African Facts: Education about Diasporan African Immigrants in the US


African immigrants to the U.S. are more highly educated than any other native-born ethnic group including white Americans. Some 48.9 percent of all African immigrants hold a college diploma. This is more than double the rate of native-born white Americans, and nearly four times the rate of native-born African Americans.
In 1997, 19.4 percent of all adult African immigrants in the United States held a graduate degree, compared to 8.1 percent of adult white Americans and 3.8 percent of adult black Americans in the United States, respectively. This information suggests that America has an equally large achievement gap between whites and African/Asian immigrants as it does between white and black Americans.

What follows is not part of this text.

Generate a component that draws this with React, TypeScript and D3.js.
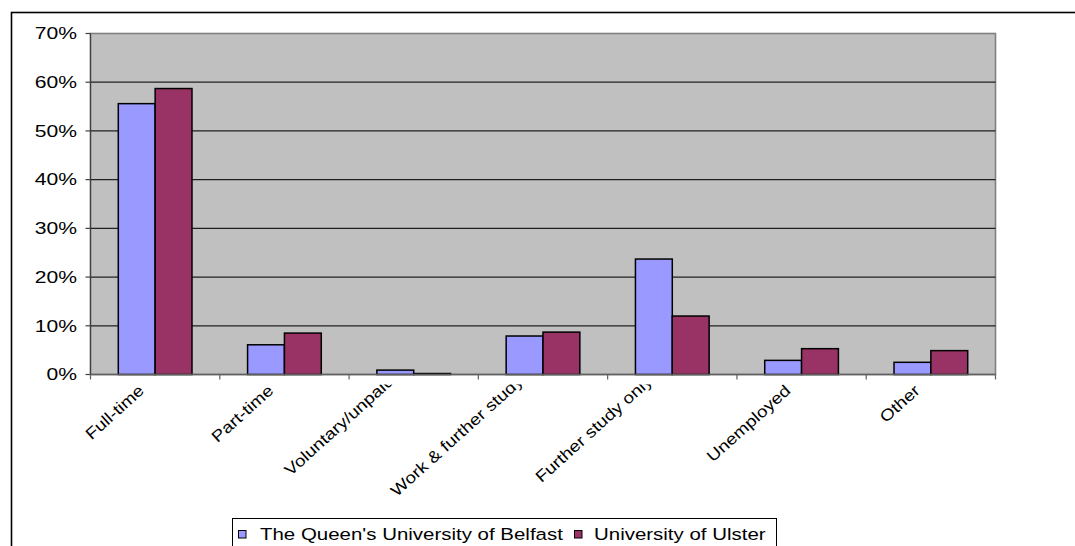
import React from "react";
import * as d3 from "d3";

const categories = [
  "Full-time",
  "Part-time",
  "Voluntary/unpaid",
  "Work & further study",
  "Further study only",
  "Unemployed",
  "Other",
];
const seriesNames = ["The Queen's University of Belfast", "University of Ulster"];
const queensValues = [0.556, 0.061, 0.009, 0.079, 0.237, 0.029, 0.025];
const ulsterValues = [0.587, 0.085, 0.002, 0.087, 0.12, 0.053, 0.049];
const seriesColors = ["#9999FF", "#993366"];
const yTicks = [0, 0.1, 0.2, 0.3, 0.4, 0.5, 0.6, 0.7];

const W = 1075;
const H = 546;
const M = { left: 90.5, right: 995.5, top: 33.5, bottom: 374.5 };
const FONT = "Arial, 'Liberation Sans', sans-serif";
const FS = 16.5;
const SX = 1.28;
const XFS = 16;
const XSX = 1.18;
const LSX = 1.24;

function measure(text: string, size: number): number {
  if (typeof document === "undefined") return text.length * size * 0.5;
  const c = document.createElement("canvas");
  const ctx = c.getContext("2d");
  if (!ctx) return text.length * size * 0.5;
  ctx.font = `${size}px Arial, 'Liberation Sans', sans-serif`;
  return ctx.measureText(text).width;
}

export default function App() {
  const x = d3
    .scaleBand<string>()
    .domain(categories)
    .range([M.left, M.right])
    .paddingInner(0.43)
    .paddingOuter(0.215);
  const step = x.step();
  const xs = d3
    .scaleBand<number>()
    .domain([0, 1])
    .range([0, x.bandwidth()]);
  const y = d3.scaleLinear().domain([0, 0.7]).range([M.bottom, M.top]);
  const series = [queensValues, ulsterValues];
  const fmt = d3.format(".0%");

  return (
    <svg
      width={W}
      height={H}
      style={{ position: "absolute", left: 0, top: 0, background: "#fff" }}
      fontFamily={FONT}
    >
      <defs>
        <clipPath id="labClip">
          <rect x={0} y={384.5} width={W} height={H} />
        </clipPath>
      </defs>
      {/* outer chart border */}
      <rect x={11.5} y={12.5} width={W} height={H} fill="none" stroke="#000" strokeWidth={1.6} />
      {/* plot area */}
      <rect
        x={M.left}
        y={M.top}
        width={M.right - M.left}
        height={M.bottom - M.top}
        fill="#C0C0C0"
        stroke="#808080"
        strokeWidth={1.6}
      />
      {/* gridlines */}
      {yTicks.slice(1, -1).map((t) => (
        <line
          key={"g" + t}
          x1={M.left}
          x2={M.right}
          y1={y(t)}
          y2={y(t)}
          stroke="#202020"
          strokeWidth={1.2}
        />
      ))}
      {/* bars */}
      {series.map((vals, si) =>
        vals.map((v, i) => (
          <rect
            key={si + "-" + i}
            x={(x(categories[i]) as number) + (xs(si) as number)}
            y={y(v)}
            width={xs.bandwidth()}
            height={y(0) - y(v)}
            fill={seriesColors[si]}
            stroke="#000"
            strokeWidth={1.5}
          />
        ))
      )}
      {/* y axis */}
      <line x1={M.left} x2={M.left} y1={M.top} y2={M.bottom} stroke="#404040" strokeWidth={1.2} />
      {yTicks.map((t) => (
        <g key={"y" + t}>
          <line x1={M.left - 5} x2={M.left} y1={y(t)} y2={y(t)} stroke="#404040" strokeWidth={1.2} />
          <text
            transform={`translate(77,${y(t)}) scale(${SX},1)`}
            dy="0.35em"
            textAnchor="end"
            fontSize={FS}
            fill="#000"
          >
            {fmt(t)}
          </text>
        </g>
      ))}
      {/* x axis */}
      <line x1={M.left} x2={M.right} y1={M.bottom} y2={M.bottom} stroke="#606060" strokeWidth={1.4} />
      {d3.range(categories.length + 1).map((i) => (
        <line
          key={"xt" + i}
          x1={M.left + i * step}
          x2={M.left + i * step}
          y1={M.bottom}
          y2={M.bottom + 5}
          stroke="#606060"
          strokeWidth={1.2}
        />
      ))}
      <g clipPath="url(#labClip)">
        {categories.map((c) => {
          const cx = (x(c) as number) + x.bandwidth() / 2;
          const len = measure(c, XFS) * XSX;
          // overflowing labels are pushed up-left and cut at the axis, as in the source
          const shift = len > step ? -13 : 0;
          return (
            <text
              key={"xl" + c}
              transform={`translate(${cx - 10},${392}) rotate(-42) translate(0,${shift}) scale(${XSX},1)`}
              textAnchor="end"
              fontSize={XFS}
              fill="#000"
            >
              {c}
            </text>
          );
        })}
      </g>
      {/* legend */}
      <rect x={232.5} y={518.5} width={544} height={40} fill="#fff" stroke="#000" strokeWidth={1} />
      <rect x={238.5} y={530.5} width={7.5} height={7.5} fill={seriesColors[0]} stroke="#000" strokeWidth={1} />
      <text transform={`translate(260,540) scale(${LSX},1)`} fontSize={FS} fill="#000">
        {seriesNames[0]}
      </text>
      <rect x={574.5} y={530.5} width={7.5} height={7.5} fill={seriesColors[1]} stroke="#000" strokeWidth={1} />
      <text transform={`translate(594,540) scale(${LSX},1)`} fontSize={FS} fill="#000">
        {seriesNames[1]}
      </text>
    </svg>
  );
}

Of the African-born population in the United States age 25 and older, 87.9% reported having a high school degree or higher, compared with 78.8% of Asian-born immigrants and 76.8% of European-born immigrants, respectively. Immigrants groups in general tend to have higher high school graduation rates than the native-born general American population.
Africans from Nigeria (89.1 percent), Ghana (85.9 percent), Botswana (84.7 percent), and Malawi (83 percent) were the most likely to report having a high school degree or higher. Those born in Cape Verde (44.8 percent) and Mauritania (60.8 percent) were the least likely to report having completed a high school education.
In Canada, similar trends can be seen where both foreign-born and Canadian-born blacks have graduation rates that exceed those of other Canadians. Similar patterns of educational over-achievement are reached with years of schooling and with data from the 1994 Statistics Canada survey. Black immigrants have a higher standard of educational achievement, on average, than the overall Canadian population.